Other notable attendees included Fijian Minister for Women, Children and Alleviating Poverty, Hon Lynda Tabuya and Assistant Speaker for Parliament Hon Lenora Qereqeretabua.
After completing the two-week placement and learning from so many actors working to empower marginalised community members, Diana feels better prepared to advance her own development goals, which include to provide training for women, young people and people with disabilities to thrive in business.
Through this training Diana explains, “The emphasis [will be] on delivering basic life skills and training for business startup, boosting existing business, and possibly guiding them to access a variety of services through various Government agencies and key stakeholders,” she explains.
Reflecting on the most important lessons she took from her two-week placement, Diana noted the intense collaboration between different organisations and government agencies working together to empower women entrepreneurs, and the ways Fiji’s National Financial Inclusion Strategy takes steps not to “leave anyone behind”.

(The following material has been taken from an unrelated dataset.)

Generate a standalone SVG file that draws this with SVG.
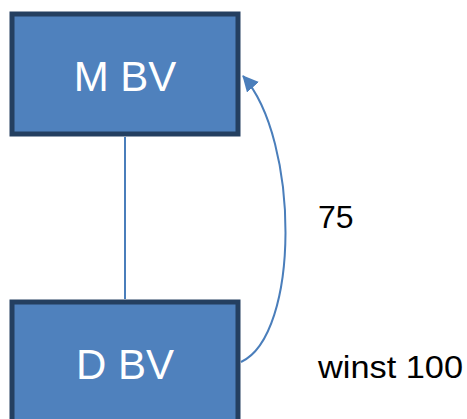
<svg xmlns="http://www.w3.org/2000/svg" width="467" height="419" viewBox="0 0 467 419">
  <style>
    .box { fill: #4f81bd; stroke: #243f60; stroke-width: 5; }
    .label { font-family: "Liberation Sans", Arial, sans-serif; fill: #ffffff; font-size: 42px; text-anchor: middle; }
    .note { font-family: "Liberation Sans", Arial, sans-serif; fill: #000000; font-size: 32px; }
    .link { fill: none; stroke: #4a7ebb; stroke-width: 2; }
  </style>
  <defs>
    <marker id="arrow" viewBox="0 0 10 10" refX="9" refY="5" markerWidth="8" markerHeight="8" markerUnits="userSpaceOnUse" orient="auto">
      <path d="M0,0 L10,5 L0,10 Z" fill="#4a7ebb"/>
    </marker>
    <marker id="arrowBig" viewBox="0 0 16 16" refX="15" refY="8" markerWidth="16" markerHeight="16" markerUnits="userSpaceOnUse" orient="auto">
      <path d="M0,0 L16,8 L0,16 Z" fill="#4a7ebb"/>
    </marker>
  </defs>

  <g id="connectors">
    <line class="link" x1="125" y1="137" x2="125" y2="299" stroke-width="1.5"/>
    <path class="link" d="M241,362 C300,335 300,140 243,76" marker-end="url(#arrowBig)"/>
  </g>

  <g id="node-mbv">
    <rect class="box" x="12" y="14" width="226" height="120"/>
    <text class="label" x="125" y="91">M BV</text>
  </g>

  <g id="node-dbv">
    <rect class="box" x="12" y="302" width="226" height="125"/>
    <text class="label" x="125" y="379">D BV</text>
  </g>

  <g id="notes">
    <text class="note" x="318" y="228">75</text>
    <text class="note" x="318" y="378" textLength="145" lengthAdjust="spacingAndGlyphs">winst 100</text>
  </g>
</svg>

Diana adds, “The placement has supported and built my leadership and created more professional connections within the region while giving me a deeper understanding of Melanesian culture and values.
“The exposure and experience have given me a new drive to explore opportunities to empower women in business, youths, and people with disabilities in my country.”
This workplace internship was made possible through Diana’s participation in the Women’s Developmental Leadership Program, of which she is an alumna.
Participants and alumni of the Women’s Developmental Leadership Program can apply to access workplace internships and other professional development opportunities through the WLI Leaders Hub.